If the workers abroad are the only ones with jobs, then the stores and so on designed to profit off the consumption that comes with prosperity will move there... and that will be where the corporate profits will come from. The interest in creating new jobs in the developed world will wane (is waning).
You are right, it is inevitable.
There are no politicians or political parties fighting this trend. All pressure is to "restructure" the domestic system in order to accommodate these changes. Busting public employee labor unions, privatizing schools (and hiring in the private schools at lower wages), talk of the pay scale that pilots face, elimination of health care benefits (or merely shifting all of the costs to the employees) coupled with mandates, increasing use of (independent) contractors, speed-ups of current workers (demanding they "do more with less").
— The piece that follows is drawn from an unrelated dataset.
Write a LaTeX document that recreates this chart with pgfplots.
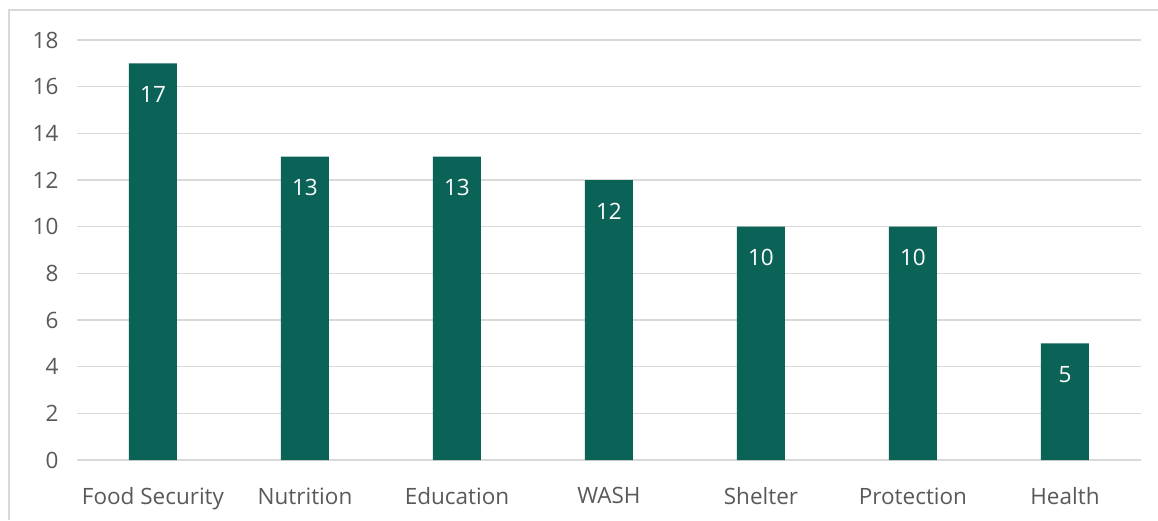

When minimum wage laws start to be repealed (in order to bring jobs back), that's when the levelling of Developed World standards of living, in comparison with Developing World standards of living, will really begin.
The irony is that, as the economic crumbs allowed to reach labor become smaller and smaller, the reductions of demand are causing the "value" of all the stuff owned by the rich to decline. This is the real point that has politicians, both Republicans and Democrats, scrambling... the struggle to keep the value of the stuff owned by the rich from declining while the workers are dispossessed of the trappings of a middle class existence.